I know that I am most tempted to float along with life’s current when I’m sick or in pain. Joy gets roughly shoved somewhere in the background while self-absorption fights its way to the front of my conscious thought and emotion. This is when we must drink deeply of the wine of God’s presence, promises and provisions, here in the “not yet,” part of waiting for healing.
Paul speaks eloquently about joy amidst pain in 1 Peter 1:6-9. I urge you to read the whole passage but here are some pertinent highlights:
“In this you greatly rejoice, though now for a little while you may have had to suffer grief in all kinds of trials.
Though you have not seen him, you love him; and even though you do not see him now, you believe in him and are filled with an inexpressible and glorious joy. “
I know from an earthly perspective, Ken and I both feel like he’s been suffering for quite a long time. Heaven’s perspective is a longer view. We can find tremendous joy in the knowledge that this life is but a shadow of what will be. These bodies are not the finished product. Deliberately embracing an eternal perspective is work, but so worth it if you are in God’s waiting room, looking for the fulfillment of His promises concerning healing.
Meanwhile, Jesus is our dear shepherd, comforting and leading us through the pain-filled now, beside still waters where our souls are restored and joy can bubble up freely.

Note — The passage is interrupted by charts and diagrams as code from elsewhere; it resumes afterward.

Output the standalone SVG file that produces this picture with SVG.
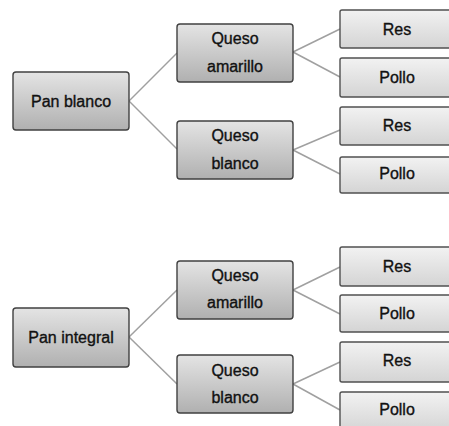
<svg xmlns="http://www.w3.org/2000/svg" width="449" height="426" viewBox="0 0 449 426">
<defs>
<linearGradient id="gMain" x1="0" y1="0" x2="0" y2="1">
<stop offset="0" stop-color="#e4e4e4"/>
<stop offset="1" stop-color="#b0b0b0"/>
</linearGradient>
<linearGradient id="gLeaf" x1="0" y1="0" x2="0" y2="1">
<stop offset="0" stop-color="#f2f2f2"/>
<stop offset="1" stop-color="#d4d4d4"/>
</linearGradient>
</defs>
<style>
.main{fill:url(#gMain);stroke:#404040;stroke-width:1.4}
.leaf{fill:url(#gLeaf);stroke:#505050;stroke-width:1.4}
.t{font-family:"Liberation Sans",Arial,sans-serif;font-size:16px;fill:#111;stroke:#111;stroke-width:0.35;text-anchor:middle}
.c{stroke:#a0a0a0;stroke-width:1.5;fill:none}
</style>
<rect width="449" height="426" fill="#ffffff"/>
<g id="connectors">
<line class="c" x1="129" y1="101" x2="177" y2="53"/>
<line class="c" x1="129" y1="101" x2="177" y2="149"/>
<line class="c" x1="293" y1="52" x2="340" y2="29"/>
<line class="c" x1="293" y1="52" x2="340" y2="77"/>
<line class="c" x1="293" y1="150" x2="340" y2="130"/>
<line class="c" x1="293" y1="150" x2="340" y2="174"/>
<line class="c" x1="129" y1="337" x2="177" y2="290"/>
<line class="c" x1="129" y1="337" x2="177" y2="384"/>
<line class="c" x1="293" y1="290" x2="340" y2="267"/>
<line class="c" x1="293" y1="290" x2="340" y2="314"/>
<line class="c" x1="293" y1="384" x2="340" y2="362"/>
<line class="c" x1="293" y1="384" x2="340" y2="410"/>
</g>
<g id="pan-blanco"><rect class="main" x="13" y="72" width="116" height="58" rx="3"/><text class="t" x="71" y="107">Pan blanco</text></g>
<g id="queso-amarillo-1"><rect class="main" x="177" y="24" width="116" height="58" rx="3"/><text class="t" x="235" y="44">Queso</text><text class="t" x="235" y="72">amarillo</text></g>
<g id="queso-blanco-1"><rect class="main" x="177" y="121" width="116" height="58" rx="3"/><text class="t" x="235" y="141">Queso</text><text class="t" x="235" y="169">blanco</text></g>
<g id="res-1"><rect class="leaf" x="340" y="10" width="116" height="38" rx="2"/><text class="t" x="397" y="35">Res</text></g>
<g id="pollo-1"><rect class="leaf" x="340" y="58" width="116" height="39" rx="2"/><text class="t" x="397" y="83">Pollo</text></g>
<g id="res-2"><rect class="leaf" x="340" y="107" width="116" height="38" rx="2"/><text class="t" x="397" y="131">Res</text></g>
<g id="pollo-2"><rect class="leaf" x="340" y="157" width="116" height="36" rx="2"/><text class="t" x="397" y="179">Pollo</text></g>
<g id="pan-integral"><rect class="main" x="13" y="308" width="116" height="59" rx="3"/><text class="t" x="71" y="343">Pan integral</text></g>
<g id="queso-amarillo-2"><rect class="main" x="177" y="261" width="116" height="58" rx="3"/><text class="t" x="235" y="281">Queso</text><text class="t" x="235" y="308">amarillo</text></g>
<g id="queso-blanco-2"><rect class="main" x="177" y="355" width="116" height="58" rx="3"/><text class="t" x="235" y="376">Queso</text><text class="t" x="235" y="403">blanco</text></g>
<g id="res-3"><rect class="leaf" x="340" y="247" width="116" height="39" rx="2"/><text class="t" x="397" y="272">Res</text></g>
<g id="pollo-3"><rect class="leaf" x="340" y="295" width="116" height="37" rx="2"/><text class="t" x="397" y="319">Pollo</text></g>
<g id="res-4"><rect class="leaf" x="340" y="342" width="116" height="40" rx="2"/><text class="t" x="397" y="366">Res</text></g>
<g id="pollo-4"><rect class="leaf" x="340" y="392" width="116" height="40" rx="2"/><text class="t" x="397" y="415">Pollo</text></g>
</svg>
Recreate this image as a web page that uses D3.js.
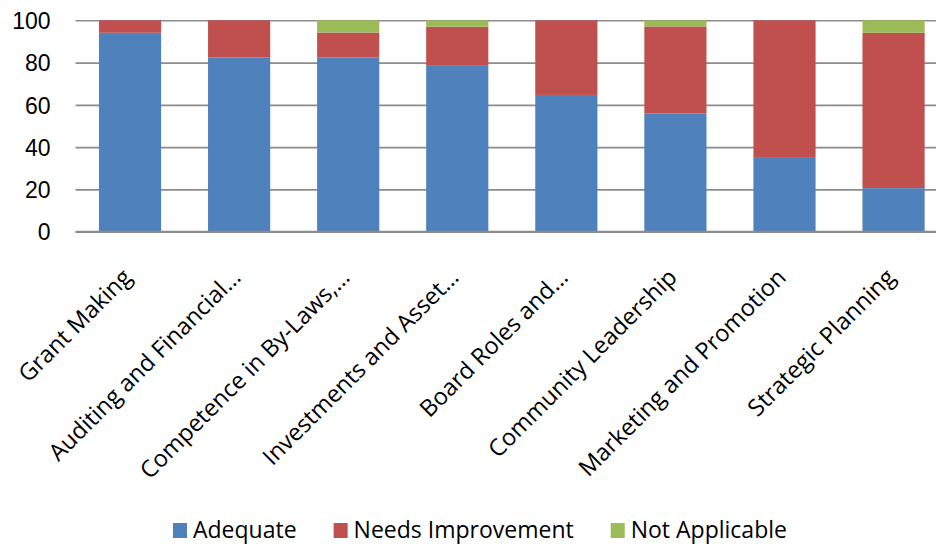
<!DOCTYPE html>
<html>
<head>
<meta charset="utf-8">
<script src="https://cdn.jsdelivr.net/npm/d3@7"></script>
<style>
  body { margin: 0; background: #fff; }
  svg { display: block; font-family: "Open Sans", Lato, sans-serif; }
</style>
</head>
<body>
<div id="chart"></div>
<script>
// chart data (percent of respondents)
let categories = ["Grant Making", "Auditing and Financial…", "Competence in By-Laws,…",
    "Investments and Asset…", "Board Roles and…", "Community Leadership",
    "Marketing and Promotion", "Strategic Planning"];
let adequate = [94.1, 82.4, 82.4, 78.8, 64.7, 55.9, 35.3, 20.6];
let needsImprovement = [5.9, 17.6, 11.8, 18.2, 35.3, 41.2, 64.7, 73.5];
let notApplicable = [0, 0, 5.8, 3.0, 0, 2.9, 0, 5.9];
let seriesNames = ["Adequate", "Needs Improvement", "Not Applicable"];
let yTicks = [0, 20, 40, 60, 80, 100];

let colors = ["#4F81BD", "#C0504D", "#9BBB59"];

// size of the svg
let svgWidth = 936;
let svgHeight = 544;

// plot area (runs off the right edge like the original)
let margin = { top: 20.3, left: 75.5 };
let width = 872.6;
let height = 211.4;

let svg = d3.select("#chart")
    .append("svg")
    .attr("width", svgWidth)
    .attr("height", svgHeight);

let plot = svg.append("g")
    .attr("transform", `translate(${margin.left}, ${margin.top})`);

// build rows for the stack
let rows = categories.map((c, i) => ({
    category: c,
    "Adequate": adequate[i],
    "Needs Improvement": needsImprovement[i],
    "Not Applicable": notApplicable[i]
}));
let stacked = d3.stack().keys(seriesNames)(rows);

// scales
let x = d3.scaleBand()
    .domain(categories)
    .range([0, width])
    .paddingInner(0.43)
    .paddingOuter(0.215);

let y = d3.scaleLinear()
    .domain([0, 100])
    .range([height, 0]);

// gridlines + y labels
let yAxis = d3.axisLeft(y)
    .tickValues(yTicks)
    .tickSize(-(svgWidth - margin.left))
    .tickPadding(25);

let yG = plot.append("g").call(yAxis);
yG.select(".domain").remove();
yG.selectAll(".tick line")
    .attr("stroke", "#8c8c8c")
    .attr("stroke-width", 1.6);
yG.selectAll(".tick text")
    .attr("fill", "#000")
    .style("font-size", "23px")
    .attr("dy", "0.36em");

// bars
plot.selectAll(".series")
    .data(stacked)
    .enter()
    .append("g")
    .attr("class", "series")
    .attr("fill", (d, i) => colors[i])
    .selectAll("rect")
    .data(d => d)
    .enter()
    .append("rect")
    .attr("x", d => x(d.data.category))
    .attr("y", d => y(d[1]))
    .attr("width", x.bandwidth())
    .attr("height", d => y(d[0]) - y(d[1]));

// category axis line
plot.append("line")
    .attr("x1", 0)
    .attr("x2", svgWidth)
    .attr("y1", height)
    .attr("y2", height)
    .attr("stroke", "#8c8c8c")
    .attr("stroke-width", 2);

// rotated category labels
plot.selectAll(".cat")
    .data(categories)
    .enter()
    .append("text")
    .attr("class", "cat")
    .attr("text-anchor", "end")
    .attr("transform", d => `translate(${x(d) + x.bandwidth() / 2 + 3}, ${height + 47}) rotate(-45)`)
    .style("font-size", "23.5px")
    .attr("fill", "#000")
    .text(d => d);

// legend
let legend = svg.append("g");
let lx = 173;
seriesNames.forEach((name, i) => {
    legend.append("rect")
        .attr("x", lx)
        .attr("y", 523)
        .attr("width", 14)
        .attr("height", 15)
        .attr("fill", colors[i]);
    let t = legend.append("text")
        .attr("x", lx + 20)
        .attr("y", 538)
        .style("font-size", "23px")
        .attr("fill", "#000")
        .text(name);
    lx += 20 + t.node().getComputedTextLength() + 37;
});
</script>
</body>
</html>
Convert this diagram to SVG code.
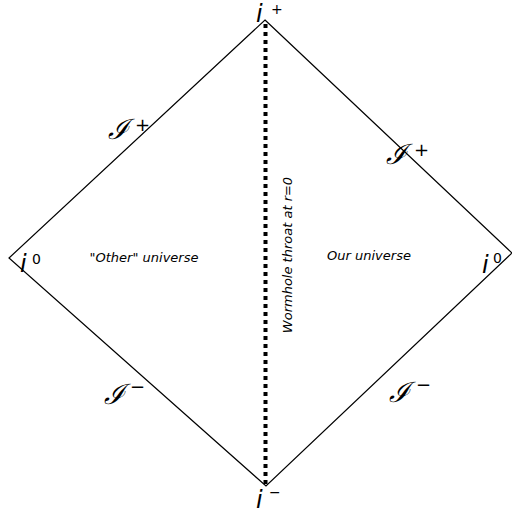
<svg xmlns="http://www.w3.org/2000/svg" width="512" height="517" viewBox="0 0 512 517">
<style>
.edge{fill:none;stroke:#000;stroke-width:1.2}
.pt{font-family:"DejaVu Sans",sans-serif;font-style:italic;font-size:24px;fill:#000}
.sup{font-family:"DejaVu Sans",sans-serif;font-size:14px;fill:#000}
.ssup{font-family:"DejaVu Sans",sans-serif;font-size:18px;fill:#000}
.scri{font-family:"DejaVu Serif",serif;font-style:italic;font-size:28px;fill:#000}
.lbl{font-family:"DejaVu Sans",sans-serif;font-style:italic;font-size:13px;fill:#000}
</style>
<rect width="512" height="517" fill="#fff"/>
<g id="connectors">
<path class="edge" d="M265,20 L512,253 L266,486 L9,258 Z"/>
<line x1="265.5" y1="24" x2="265.5" y2="484" stroke="#000" stroke-width="4" stroke-dasharray="4 4"/>
</g>
<g id="iplus"><text class="pt" x="256" y="22">i</text><text class="sup" x="271" y="14">+</text></g>
<g id="iminus"><text class="pt" x="256" y="508">i</text><text class="sup" x="269" y="497">−</text></g>
<g id="i0left"><text class="pt" x="20" y="272">i</text><text class="sup" x="32" y="264">0</text></g>
<g id="i0right"><text class="pt" x="482" y="273">i</text><text class="sup" x="493" y="263">0</text></g>
<g id="scri-ul"><text class="scri" x="108" y="139">ℐ</text><text class="ssup" x="135" y="131">+</text></g>
<g id="scri-ur"><text class="scri" x="386" y="164">ℐ</text><text class="ssup" x="414" y="156">+</text></g>
<g id="scri-ll"><text class="scri" x="104" y="404">ℐ</text><text class="ssup" x="130" y="393">−</text></g>
<g id="scri-lr"><text class="scri" x="389" y="402">ℐ</text><text class="ssup" x="416" y="391">−</text></g>
<g id="other"><text class="lbl" x="144" y="262" text-anchor="middle">"Other" universe</text></g>
<g id="ours"><text class="lbl" x="369" y="260" text-anchor="middle">Our universe</text></g>
<g id="throat"><text class="lbl" transform="translate(292,255) rotate(-90)" text-anchor="middle">Wormhole throat at r=0</text></g>
</svg>
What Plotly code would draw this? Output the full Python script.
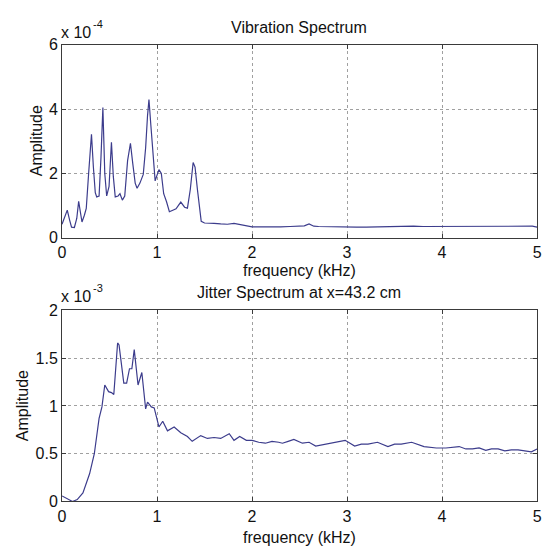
import plotly.graph_objects as go

# ---- Vibration spectrum (amplitude in units of 1e-4) ----
vib_freq = [0, 0.03, 0.055, 0.08, 0.1, 0.13, 0.155, 0.175, 0.19, 0.21, 0.235, 0.255, 0.28, 0.31,
            0.33, 0.35, 0.365, 0.39, 0.41, 0.43, 0.45, 0.47, 0.495, 0.52, 0.54, 0.56, 0.59, 0.61,
            0.635, 0.66, 0.69, 0.72, 0.745, 0.77, 0.79, 0.82, 0.855, 0.88, 0.9, 0.915, 0.935, 0.96,
            0.98, 1.0, 1.02, 1.045, 1.07, 1.10, 1.13, 1.16, 1.2, 1.25, 1.29, 1.32, 1.35, 1.38, 1.40,
            1.425, 1.45, 1.465, 1.5, 1.53, 1.6, 1.67, 1.74, 1.81, 1.87, 1.94, 2.0,
            2.1, 2.2, 2.3, 2.4, 2.5, 2.55, 2.6, 2.65, 2.7, 2.8, 2.9, 3.0, 3.1, 3.2, 3.3, 3.4, 3.5,
            3.6, 3.7, 3.8, 3.9, 4.0, 4.1, 4.2, 4.3, 4.4, 4.5, 4.6, 4.7, 4.8, 4.9, 4.95, 5.0]
vib_amp = [0.42, 0.7, 0.86, 0.55, 0.33, 0.32, 0.6, 1.13, 0.8, 0.49, 0.7, 0.91, 2.0, 3.22,
           2.2, 1.4, 1.27, 1.3, 2.5, 4.05, 2.0, 1.3, 1.6, 2.97, 1.9, 1.27, 1.3, 1.37,
           1.17, 1.3, 2.4, 2.94, 2.3, 1.7, 1.54, 1.7, 1.97, 2.8, 3.8, 4.30, 3.5, 2.4,
           1.77, 1.95, 2.12, 2.0, 1.37, 1.12, 0.81, 0.85, 0.9, 1.11, 0.95, 0.92, 1.5, 2.34, 2.2,
           1.5, 0.8, 0.51, 0.46, 0.45, 0.45, 0.43, 0.42, 0.45, 0.41, 0.37, 0.34,
           0.34, 0.33, 0.34, 0.35, 0.35, 0.37, 0.43, 0.36, 0.35, 0.34, 0.34, 0.34, 0.33, 0.33, 0.34, 0.35, 0.35,
           0.36, 0.36, 0.35, 0.35, 0.34, 0.34, 0.35, 0.34, 0.35, 0.34, 0.35, 0.34, 0.35, 0.34, 0.36, 0.33]

# ---- Jitter spectrum (amplitude in units of 1e-3) ----
jit_freq = [0, 0.04, 0.11, 0.16, 0.22, 0.29, 0.34, 0.39, 0.42, 0.45, 0.49, 0.52, 0.545, 0.585,
            0.60, 0.65, 0.68, 0.71, 0.735, 0.76, 0.80, 0.84, 0.88, 0.90, 0.94, 0.97, 1.02, 1.06,
            1.11, 1.18, 1.25, 1.32, 1.37, 1.46, 1.53, 1.60, 1.67, 1.76, 1.81, 1.87, 1.94, 2.0,
            2.07, 2.14, 2.21, 2.28, 2.32, 2.38, 2.44, 2.53, 2.6, 2.67, 2.77, 2.87, 2.98, 3.08,
            3.15, 3.22, 3.32, 3.43, 3.5, 3.57, 3.68, 3.81, 3.94, 4.04, 4.11, 4.18, 4.25, 4.32,
            4.39, 4.46, 4.52, 4.59, 4.66, 4.73, 4.8, 4.87, 4.94, 5.0]
jit_amp = [0.058, 0.04, 0.0, 0.02, 0.09, 0.29, 0.5, 0.87, 0.99, 1.22, 1.15, 1.14, 1.12, 1.66,
           1.64, 1.24, 1.24, 1.39, 1.39, 1.59, 1.22, 1.35, 0.97, 1.04, 0.99, 0.98, 0.78, 0.84,
           0.74, 0.78, 0.72, 0.68, 0.63, 0.69, 0.66, 0.67, 0.66, 0.71, 0.64, 0.68, 0.64, 0.64,
           0.62, 0.61, 0.63, 0.62, 0.61, 0.63, 0.65, 0.61, 0.62, 0.58, 0.60, 0.62, 0.64, 0.58,
           0.60, 0.60, 0.62, 0.575, 0.60, 0.60, 0.62, 0.575, 0.56, 0.56, 0.57, 0.575, 0.55, 0.55,
           0.56, 0.535, 0.55, 0.55, 0.53, 0.54, 0.54, 0.53, 0.52, 0.55]

x_ticks = [0, 1, 2, 3, 4, 5]
vib_yticks = [0, 2, 4, 6]
jit_yticks = [0, 0.5, 1, 1.5, 2]
jit_yticklabels = ["0", "0.5", "1", "1.5", "2"]

W, H = 547, 557
FONT = "Liberation Sans, Arial, sans-serif"
LINE = "#3c3c8c"
FRAME = "#3a3a3a"

def px(v):
    return v / W

def py(v):
    return 1 - v / H

fig = go.Figure()
fig.add_trace(go.Scatter(x=vib_freq, y=vib_amp, mode="lines",
                         line=dict(color=LINE, width=1.2), xaxis="x", yaxis="y", showlegend=False))
fig.add_trace(go.Scatter(x=jit_freq, y=jit_amp, mode="lines",
                         line=dict(color=LINE, width=1.2), xaxis="x2", yaxis="y2", showlegend=False))

axis_common = dict(showgrid=True, gridcolor="#a0a0a0", griddash="dot", gridwidth=1,
                   showline=True, linecolor=FRAME, linewidth=1, mirror="ticks",
                   ticks="inside", ticklen=4, tickcolor=FRAME, zeroline=False,
                   tickfont=dict(family=FONT, size=16, color="#111"))

fig.update_layout(
    width=W, height=H,
    margin=dict(l=0, r=0, t=0, b=0),
    paper_bgcolor="white", plot_bgcolor="white",
    xaxis=dict(domain=[px(59), px(542)], range=[0, 5], tickvals=x_ticks, anchor="y", **axis_common),
    yaxis=dict(domain=[py(237), py(38)], range=[0, 6], tickvals=vib_yticks, anchor="x", **axis_common),
    xaxis2=dict(domain=[px(59), px(542)], range=[0, 5], tickvals=x_ticks, anchor="y2", **axis_common),
    yaxis2=dict(domain=[py(509), py(312)], range=[0, 2], tickvals=jit_yticks,
                ticktext=jit_yticklabels, anchor="x2", **axis_common),
)

def ann(text, x, y, size=16, angle=0, xanchor="center"):
    fig.add_annotation(text=text, x=px(x), y=py(y), xref="paper", yref="paper",
                       showarrow=False, textangle=angle, xanchor=xanchor, yanchor="middle",
                       font=dict(family=FONT, size=size, color="#111"))

ann("Vibration Spectrum", 300, 20)
ann("frequency (kHz)", 300, 271)
ann("Amplitude", 33, 137, angle=-90)
ann("x 10", 56, 25, size=16, xanchor="left")
ann("-4", 88, 16, size=11, xanchor="left")

ann("Jitter Spectrum at x=43.2 cm", 300, 293)
ann("frequency (kHz)", 300, 546)
ann("Amplitude", 19, 410, angle=-90)
ann("x 10", 56, 298, size=16, xanchor="left")
ann("-3", 88, 289, size=11, xanchor="left")

fig.write_html("out.html")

Joy pushes back against lack- What are you lacking? Are your finances upside down? Do you need employment, friendships, a home, a church? Wherever you feel things are coming up short is right where Jesus wants to meet you. I am repeatedly encouraged by the joy of the Macedonian Christians whom Paul describes in 2 Corinthians 8. The pagan world around them oppressed them to such a degree that they lived in brutal poverty. The Greek word here literally means “down-to-the-depth poverty.”
In the midst of their extreme trial, Paul points out the joy of the Macedonians as he writes his letter to the Corinthians. Persecution did not take away their joy nor did poverty remove their generosity.
While you wait for God to move you from lack to the land of promise, you can live in joy. The Israelites are a strong cautionary tale of what can happen to those who complain and wallow in self-pity during a time of lack.
During downward turns, Ken and I choose to be generous with whatever resources we do possess, the same as when we are given much. Joy is found in sacrifice, we’ve discovered. It also seems to well up within us when we consider spending our resources of time and energy on those who are in greater need than ourselves. Finally, we choose to be thankful for everything we’ve been given while continuing to believe for needs not yet filled.
The Christmas song of the angels proclaiming great joy for all people is not just for December. It’s for the gritty, dirty every day messes of life, a “tiding of comfort and joy.”